* WHAT IS ASKED: Write out the material again word for word, dropping any images it holds.

* DATA SHOWN:

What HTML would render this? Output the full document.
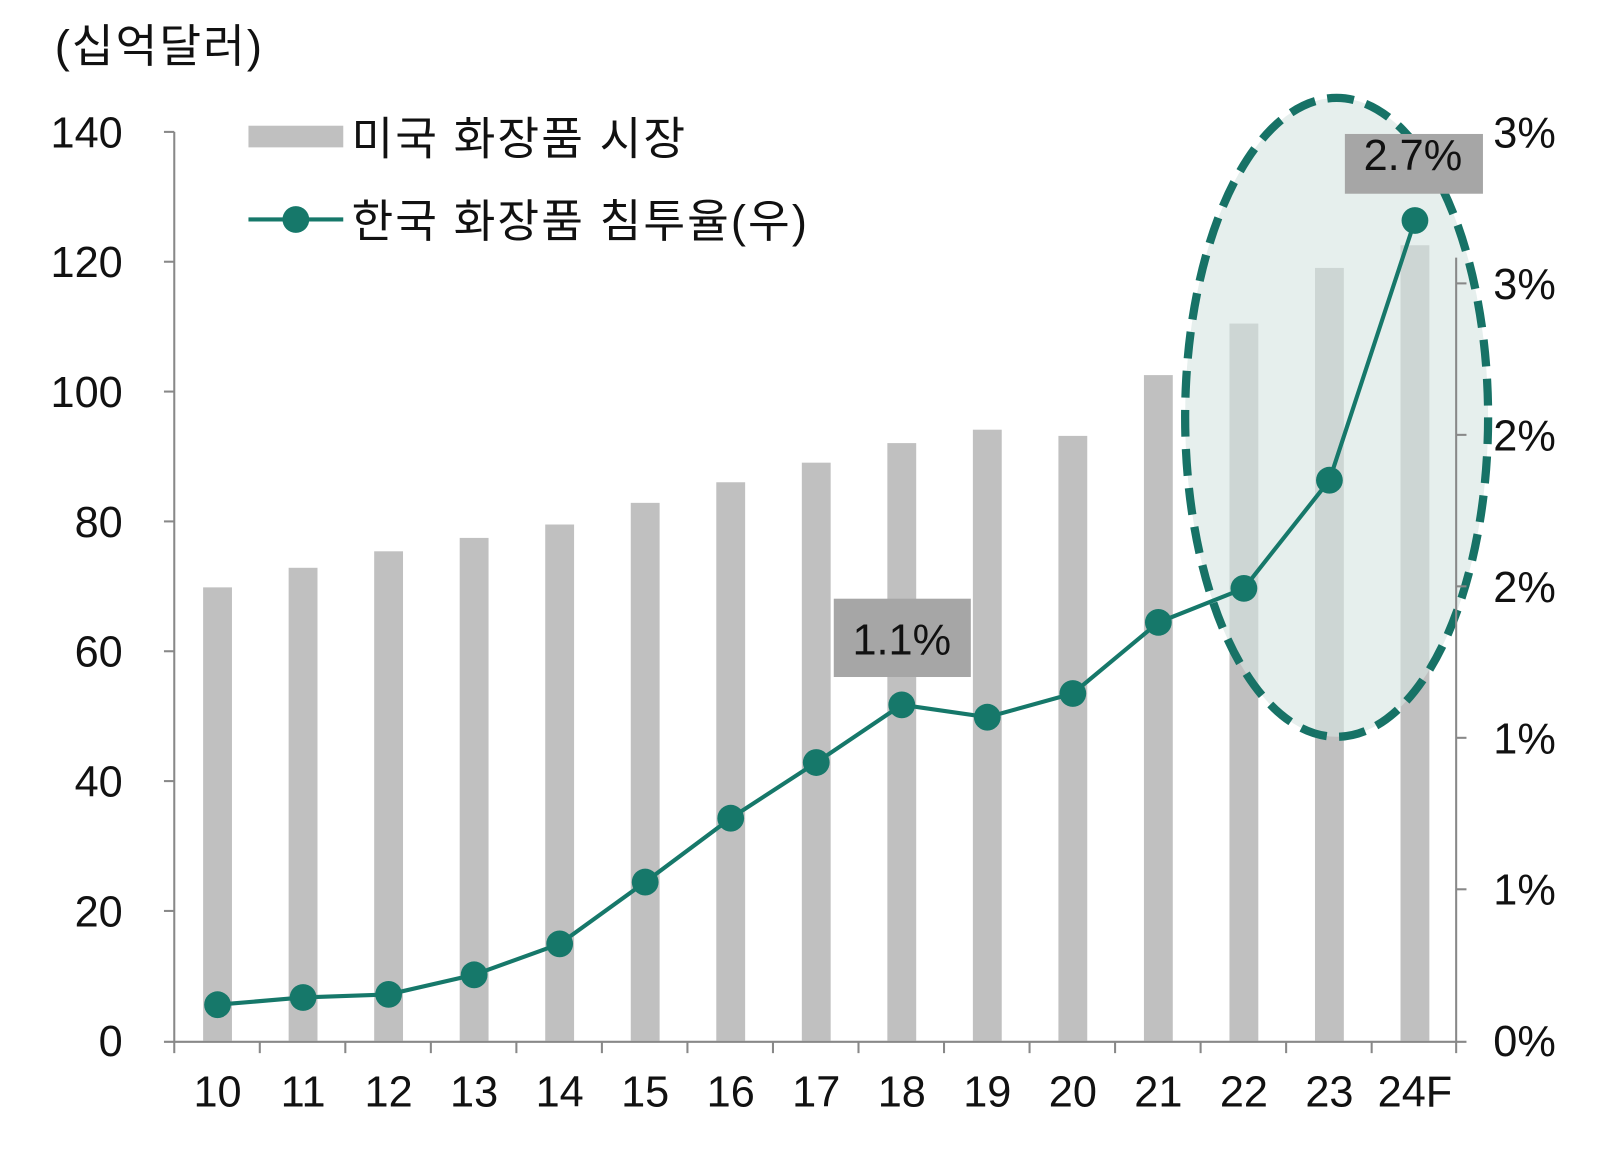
<!DOCTYPE html>
<html><head><meta charset="utf-8"><style>
html,body{margin:0;padding:0;background:#fff;}
svg{display:block;}
text{font-family:"Liberation Sans","Noto Sans CJK KR",sans-serif;fill:#111;}
</style></head><body>
<svg width="1616" height="1150" viewBox="0 0 1566 1116" xmlns="http://www.w3.org/2000/svg">
<text x="52" y="60" font-size="44" letter-spacing="2">(십억달러)</text>
<g fill="#c0c0c0">
<rect x="196" y="570" width="28" height="440"/>
<rect x="279" y="551" width="28" height="459"/>
<rect x="362" y="535" width="28" height="475"/>
<rect x="445" y="522" width="28" height="488"/>
<rect x="528" y="509" width="28" height="501"/>
<rect x="611" y="488" width="28" height="522"/>
<rect x="694" y="468" width="28" height="542"/>
<rect x="777" y="449" width="28" height="561"/>
<rect x="860" y="430" width="28" height="580"/>
<rect x="943" y="417" width="28" height="593"/>
<rect x="1026" y="423" width="28" height="587"/>
<rect x="1109" y="364" width="28" height="646"/>
<rect x="1192" y="314" width="28" height="696"/>
<rect x="1275" y="260" width="28" height="750"/>
<rect x="1358" y="238" width="28" height="772"/>
</g>
<ellipse cx="1296" cy="405" rx="147" ry="310" fill="#d5e5e1" fill-opacity="0.6" stroke="#177266" stroke-width="8" stroke-dasharray="26,12"/>
<g stroke="#888" stroke-width="2" fill="none">
<line x1="168" y1="128" x2="168" y2="1012"/>
<line x1="1412" y1="250" x2="1412" y2="1022"/>
<line x1="158" y1="1011" x2="1422" y2="1011"/>
<line x1="158" y1="128" x2="168" y2="128"/><line x1="158" y1="254" x2="168" y2="254"/>
<line x1="158" y1="380" x2="168" y2="380"/><line x1="158" y1="506" x2="168" y2="506"/>
<line x1="158" y1="632" x2="168" y2="632"/><line x1="158" y1="758" x2="168" y2="758"/>
<line x1="158" y1="884" x2="168" y2="884"/>
<line x1="1412" y1="275" x2="1422" y2="275"/><line x1="1412" y1="422" x2="1422" y2="422"/>
<line x1="1412" y1="569" x2="1422" y2="569"/><line x1="1412" y1="716" x2="1422" y2="716"/>
<line x1="1412" y1="863" x2="1422" y2="863"/>
<line x1="168" y1="1011" x2="168" y2="1022"/><line x1="251" y1="1011" x2="251" y2="1022"/>
<line x1="334" y1="1011" x2="334" y2="1022"/><line x1="417" y1="1011" x2="417" y2="1022"/>
<line x1="500" y1="1011" x2="500" y2="1022"/><line x1="583" y1="1011" x2="583" y2="1022"/>
<line x1="666" y1="1011" x2="666" y2="1022"/><line x1="749" y1="1011" x2="749" y2="1022"/>
<line x1="832" y1="1011" x2="832" y2="1022"/><line x1="915" y1="1011" x2="915" y2="1022"/>
<line x1="998" y1="1011" x2="998" y2="1022"/><line x1="1081" y1="1011" x2="1081" y2="1022"/>
<line x1="1164" y1="1011" x2="1164" y2="1022"/><line x1="1247" y1="1011" x2="1247" y2="1022"/>
<line x1="1330" y1="1011" x2="1330" y2="1022"/>
</g>
<g font-size="42" text-anchor="end">
<text x="118" y="143">140</text><text x="118" y="269">120</text><text x="118" y="395">100</text>
<text x="118" y="521">80</text><text x="118" y="647">60</text><text x="118" y="773">40</text>
<text x="118" y="899">20</text><text x="118" y="1025">0</text>
</g>
<g font-size="42">
<text x="1448" y="143">3%</text><text x="1448" y="290">3%</text><text x="1448" y="437">2%</text>
<text x="1448" y="584">2%</text><text x="1448" y="731">1%</text><text x="1448" y="878">1%</text>
<text x="1448" y="1025">0%</text>
</g>
<g font-size="42" text-anchor="middle">
<text x="210" y="1074">10</text><text x="293" y="1074">11</text><text x="376" y="1074">12</text>
<text x="459" y="1074">13</text><text x="542" y="1074">14</text><text x="625" y="1074">15</text>
<text x="708" y="1074">16</text><text x="791" y="1074">17</text><text x="874" y="1074">18</text>
<text x="957" y="1074">19</text><text x="1040" y="1074">20</text><text x="1123" y="1074">21</text>
<text x="1206" y="1074">22</text><text x="1289" y="1074">23</text><text x="1372" y="1074">24F</text>
</g>
<rect x="808" y="581" width="133" height="76" fill="#a6a6a6"/>
<text x="874" y="635" font-size="42" text-anchor="middle" fill="#222">1.1%</text>
<rect x="1304" y="130" width="134" height="58" fill="#a6a6a6"/>
<text x="1370" y="165" font-size="42" text-anchor="middle" fill="#222">2.7%</text>
<polyline fill="none" stroke="#16786a" stroke-width="4" points="210,975 293,968 376,965 459,946 542,916 625,856 708,794 791,740 874,684 957,696 1040,673 1123,604 1206,571 1289,466 1372,214"/>
<g fill="#16786a">
<circle cx="210" cy="975" r="13"/><circle cx="293" cy="968" r="13"/><circle cx="376" cy="965" r="13"/>
<circle cx="459" cy="946" r="13"/><circle cx="542" cy="916" r="13"/><circle cx="625" cy="856" r="13"/>
<circle cx="708" cy="794" r="13"/><circle cx="791" cy="740" r="13"/><circle cx="874" cy="684" r="13"/>
<circle cx="957" cy="696" r="13"/><circle cx="1040" cy="673" r="13"/><circle cx="1123" cy="604" r="13"/>
<circle cx="1206" cy="571" r="13"/><circle cx="1289" cy="466" r="13"/><circle cx="1372" cy="214" r="13"/>
</g>
<rect x="240" y="122" width="92" height="21" fill="#c0c0c0"/>
<text x="340" y="150" font-size="44" letter-spacing="2">미국 화장품 시장</text>
<line x1="240" y1="213" x2="332" y2="213" stroke="#16786a" stroke-width="4"/>
<circle cx="286" cy="213" r="13" fill="#16786a"/>
<text x="340" y="230" font-size="44" letter-spacing="2">한국 화장품 침투율(우)</text>
</svg>
</body></html>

* COMPLETED EXERCISE:
What HTML would render this? Output the full document.
<!DOCTYPE html>
<html><head><meta charset="utf-8"><style>
html,body{margin:0;padding:0;background:#fff;}
svg{display:block;}
text{font-family:"Liberation Sans","Noto Sans CJK KR",sans-serif;fill:#111;}
</style></head><body>
<svg width="1616" height="1150" viewBox="0 0 1566 1116" xmlns="http://www.w3.org/2000/svg">
<text x="52" y="60" font-size="44" letter-spacing="2">(십억달러)</text>
<g fill="#c0c0c0">
<rect x="196" y="570" width="28" height="440"/>
<rect x="279" y="551" width="28" height="459"/>
<rect x="362" y="535" width="28" height="475"/>
<rect x="445" y="522" width="28" height="488"/>
<rect x="528" y="509" width="28" height="501"/>
<rect x="611" y="488" width="28" height="522"/>
<rect x="694" y="468" width="28" height="542"/>
<rect x="777" y="449" width="28" height="561"/>
<rect x="860" y="430" width="28" height="580"/>
<rect x="943" y="417" width="28" height="593"/>
<rect x="1026" y="423" width="28" height="587"/>
<rect x="1109" y="364" width="28" height="646"/>
<rect x="1192" y="314" width="28" height="696"/>
<rect x="1275" y="260" width="28" height="750"/>
<rect x="1358" y="238" width="28" height="772"/>
</g>
<ellipse cx="1296" cy="405" rx="147" ry="310" fill="#d5e5e1" fill-opacity="0.6" stroke="#177266" stroke-width="8" stroke-dasharray="26,12"/>
<g stroke="#888" stroke-width="2" fill="none">
<line x1="168" y1="128" x2="168" y2="1012"/>
<line x1="1412" y1="250" x2="1412" y2="1022"/>
<line x1="158" y1="1011" x2="1422" y2="1011"/>
<line x1="158" y1="128" x2="168" y2="128"/><line x1="158" y1="254" x2="168" y2="254"/>
<line x1="158" y1="380" x2="168" y2="380"/><line x1="158" y1="506" x2="168" y2="506"/>
<line x1="158" y1="632" x2="168" y2="632"/><line x1="158" y1="758" x2="168" y2="758"/>
<line x1="158" y1="884" x2="168" y2="884"/>
<line x1="1412" y1="275" x2="1422" y2="275"/><line x1="1412" y1="422" x2="1422" y2="422"/>
<line x1="1412" y1="569" x2="1422" y2="569"/><line x1="1412" y1="716" x2="1422" y2="716"/>
<line x1="1412" y1="863" x2="1422" y2="863"/>
<line x1="168" y1="1011" x2="168" y2="1022"/><line x1="251" y1="1011" x2="251" y2="1022"/>
<line x1="334" y1="1011" x2="334" y2="1022"/><line x1="417" y1="1011" x2="417" y2="1022"/>
<line x1="500" y1="1011" x2="500" y2="1022"/><line x1="583" y1="1011" x2="583" y2="1022"/>
<line x1="666" y1="1011" x2="666" y2="1022"/><line x1="749" y1="1011" x2="749" y2="1022"/>
<line x1="832" y1="1011" x2="832" y2="1022"/><line x1="915" y1="1011" x2="915" y2="1022"/>
<line x1="998" y1="1011" x2="998" y2="1022"/><line x1="1081" y1="1011" x2="1081" y2="1022"/>
<line x1="1164" y1="1011" x2="1164" y2="1022"/><line x1="1247" y1="1011" x2="1247" y2="1022"/>
<line x1="1330" y1="1011" x2="1330" y2="1022"/>
</g>
<g font-size="42" text-anchor="end">
<text x="118" y="143">140</text><text x="118" y="269">120</text><text x="118" y="395">100</text>
<text x="118" y="521">80</text><text x="118" y="647">60</text><text x="118" y="773">40</text>
<text x="118" y="899">20</text><text x="118" y="1025">0</text>
</g>
<g font-size="42">
<text x="1448" y="143">3%</text><text x="1448" y="290">3%</text><text x="1448" y="437">2%</text>
<text x="1448" y="584">2%</text><text x="1448" y="731">1%</text><text x="1448" y="878">1%</text>
<text x="1448" y="1025">0%</text>
</g>
<g font-size="42" text-anchor="middle">
<text x="210" y="1074">10</text><text x="293" y="1074">11</text><text x="376" y="1074">12</text>
<text x="459" y="1074">13</text><text x="542" y="1074">14</text><text x="625" y="1074">15</text>
<text x="708" y="1074">16</text><text x="791" y="1074">17</text><text x="874" y="1074">18</text>
<text x="957" y="1074">19</text><text x="1040" y="1074">20</text><text x="1123" y="1074">21</text>
<text x="1206" y="1074">22</text><text x="1289" y="1074">23</text><text x="1372" y="1074">24F</text>
</g>
<rect x="808" y="581" width="133" height="76" fill="#a6a6a6"/>
<text x="874" y="635" font-size="42" text-anchor="middle" fill="#222">1.1%</text>
<rect x="1304" y="130" width="134" height="58" fill="#a6a6a6"/>
<text x="1370" y="165" font-size="42" text-anchor="middle" fill="#222">2.7%</text>
<polyline fill="none" stroke="#16786a" stroke-width="4" points="210,975 293,968 376,965 459,946 542,916 625,856 708,794 791,740 874,684 957,696 1040,673 1123,604 1206,571 1289,466 1372,214"/>
<g fill="#16786a">
<circle cx="210" cy="975" r="13"/><circle cx="293" cy="968" r="13"/><circle cx="376" cy="965" r="13"/>
<circle cx="459" cy="946" r="13"/><circle cx="542" cy="916" r="13"/><circle cx="625" cy="856" r="13"/>
<circle cx="708" cy="794" r="13"/><circle cx="791" cy="740" r="13"/><circle cx="874" cy="684" r="13"/>
<circle cx="957" cy="696" r="13"/><circle cx="1040" cy="673" r="13"/><circle cx="1123" cy="604" r="13"/>
<circle cx="1206" cy="571" r="13"/><circle cx="1289" cy="466" r="13"/><circle cx="1372" cy="214" r="13"/>
</g>
<rect x="240" y="122" width="92" height="21" fill="#c0c0c0"/>
<text x="340" y="150" font-size="44" letter-spacing="2">미국 화장품 시장</text>
<line x1="240" y1="213" x2="332" y2="213" stroke="#16786a" stroke-width="4"/>
<circle cx="286" cy="213" r="13" fill="#16786a"/>
<text x="340" y="230" font-size="44" letter-spacing="2">한국 화장품 침투율(우)</text>
</svg>
</body></html>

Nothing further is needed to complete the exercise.